Wal-Mart's Faltering RFID Initiative
itphobe writes "Baseline magazine has up an in-depth look at Wal-Mart's years-old RFID initiative. Things apparently haven't gone so well for the retail giant. 'The lack of any obvious concrete gains has raised questions as to whether Wal-Mart should delay or freeze its RFID plans. For now, however, Wal-Mart says it will stay the course ... By January 2006 the company hoped to have as many as 12 of its roughly 130 distribution centers fully outfitted with RFID. That effort stalled at just five distribution centers. Instead, the company is now focusing on implementing RFID in stores fed by those five distribution centers so it can gain a bigger window into its supply chain.' Overall the article focuses on the original intentions of the RFID project vs. their implementation. It also discusses several of the technical elements required to adapt RFID for the US juggernaut."
That's why the industry wants a multiple-nines read rate on tags. Missing a tag is a big deal. On some items (like a pallet of bikes) getting 100% almost every time is easy (a bike in a box is mostly air). On other items (like cans of soup) it's extremely hard. Wal*Mart is unlikely to demand that individual soup cans get tagged, but they might want cases tagged, but even then it's hard because it's soup -- mostly metal and water, two things that don't play well with RFID tags.
One thing to remember is that these companies aren't run by complete idiots. If they pay 6c per can of soup they won't demand that every can be tagged. They also won't trust that the number of RFID tags they've scanned is the number of items shipped. Instead they'll have a shipping manifest that says "300 widgets". If the RFID scanner says it found 300 individual RFID tags, then they can be pretty confident that they read all the tags and that their order is complete. If instead it says 293 they'll know they either have to try to scan it a few more times, or if that doesn't work they'll have to disassemble the pallet and figure out if there really are only 293 widgets or if there are 7 that aren't getting read.

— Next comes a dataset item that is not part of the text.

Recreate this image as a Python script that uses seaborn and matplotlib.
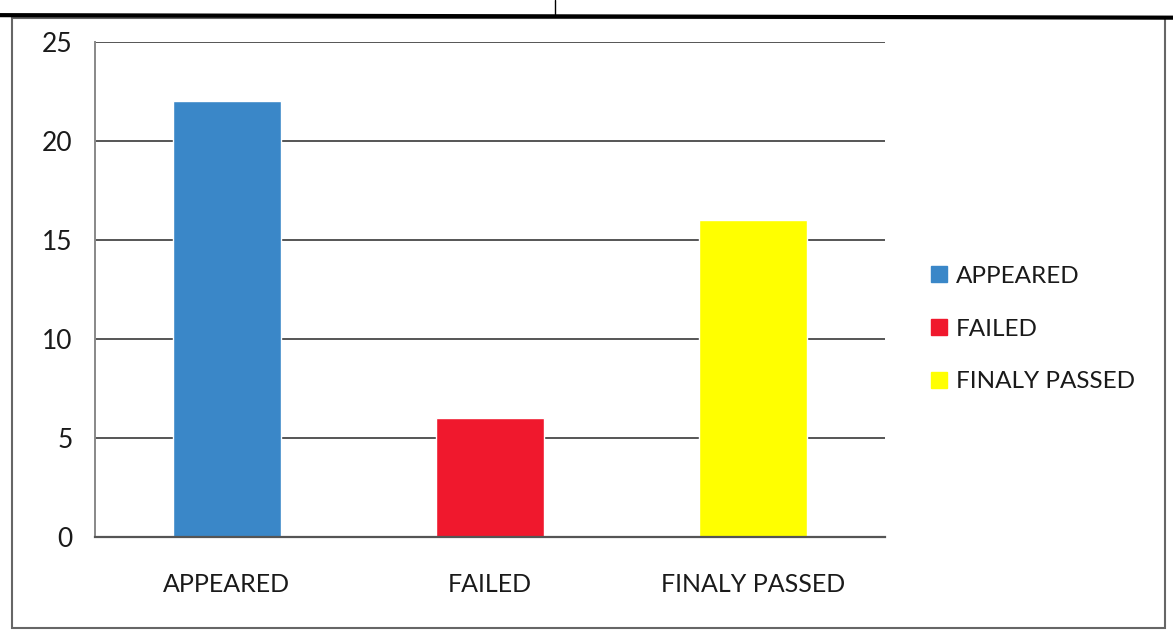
import seaborn as sns
import pandas as pd
import matplotlib.pyplot as plt
from matplotlib.lines import Line2D
from matplotlib.patches import Rectangle

# data
categories = ["APPEARED", "FAILED", "FINALY PASSED"]
counts = [22, 6, 16]
bar_colors = ["#3a87c8", "#f0182d", "#ffff00"]
y_ticks = [0, 5, 10, 15, 20, 25]

sns.set_style("white")
plt.rcParams["font.family"] = ["Lato", "DejaVu Sans"]

df = pd.DataFrame({"Category": categories, "Count": counts})

fig = plt.figure(figsize=(11.73, 6.31), dpi=100)
ax = fig.add_axes([0.081, 0.149, 0.6735, 0.7845])

sns.barplot(data=df, x="Category", y="Count", hue="Category",
            palette=bar_colors, width=0.41, saturation=1, legend=True, ax=ax)

ax.set_xlim(-0.5, 2.5)
ax.set_ylim(0, 25)
ax.set_yticks(y_ticks)
ax.yaxis.grid(True, color="#555555", linewidth=1.4)
ax.set_axisbelow(True)
ax.set_xlabel("")
ax.set_ylabel("")

for side in ["top", "right"]:
    ax.spines[side].set_visible(False)
ax.spines["left"].set_color("#888888")
ax.spines["left"].set_linewidth(1.4)
ax.spines["bottom"].set_color("#555555")
ax.spines["bottom"].set_linewidth(1.6)

ax.tick_params(axis="y", length=6, color="#555555", width=1.2,
               labelsize=19, pad=10, labelcolor="#1a1a1a")
ax.tick_params(axis="x", which="major", length=0, labelsize=18,
               pad=26, labelcolor="#1a1a1a")
ax.set_xticks([-0.5, 0.5, 1.5, 2.5], minor=True)
ax.tick_params(axis="x", which="minor", length=7, color="#666666", width=1.4)

ax.legend(handles=[Line2D([], [], marker="s", linestyle="", markersize=12,
                          color=c) for c in bar_colors],
          labels=categories, loc="center left", bbox_to_anchor=(1.025, 0.42),
          frameon=False, fontsize=17.5, labelspacing=1.3, handletextpad=0.2,
          handlelength=1.0, labelcolor="#1a1a1a")

# scanned page frame
fig.patches.append(Rectangle((0.0102, 0.0048), 0.983, 0.967, transform=fig.transFigure,
                             fill=False, edgecolor="#666666", linewidth=1.5))
fig.add_artist(Line2D([0, 1], [0.976, 0.972], transform=fig.transFigure,
                      color="black", linewidth=3))
fig.add_artist(Line2D([0.473, 0.473], [0.976, 1], transform=fig.transFigure,
                      color="black", linewidth=1))

fig.savefig("out.png", dpi=100)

If the system works well enough that most of the time it says 300 widgets when there really are 300 widgets it could be useful, but 300 widgets == 300 tags == $30-$60, which is a lot, depending on what's actually on the pallet.
I write retail and warehousing software for a company every American knows.
Have you ever seen work at a warehouse, or at the back of many retail stores? The number of mis-scans, duplicates and such can be pretty significant. Companies account for this by doing physical inventories, which have a substantial labor cost. And those physicals end up disagreeing with sanity check recounts by up to 2%! In a store that has a significant cost per item, a 5 cent tag would be a cheap price to pay to get rid of most of the physical inventory costs and increase the efficiency of inventory control. At $20c, it eats into margins too much for most.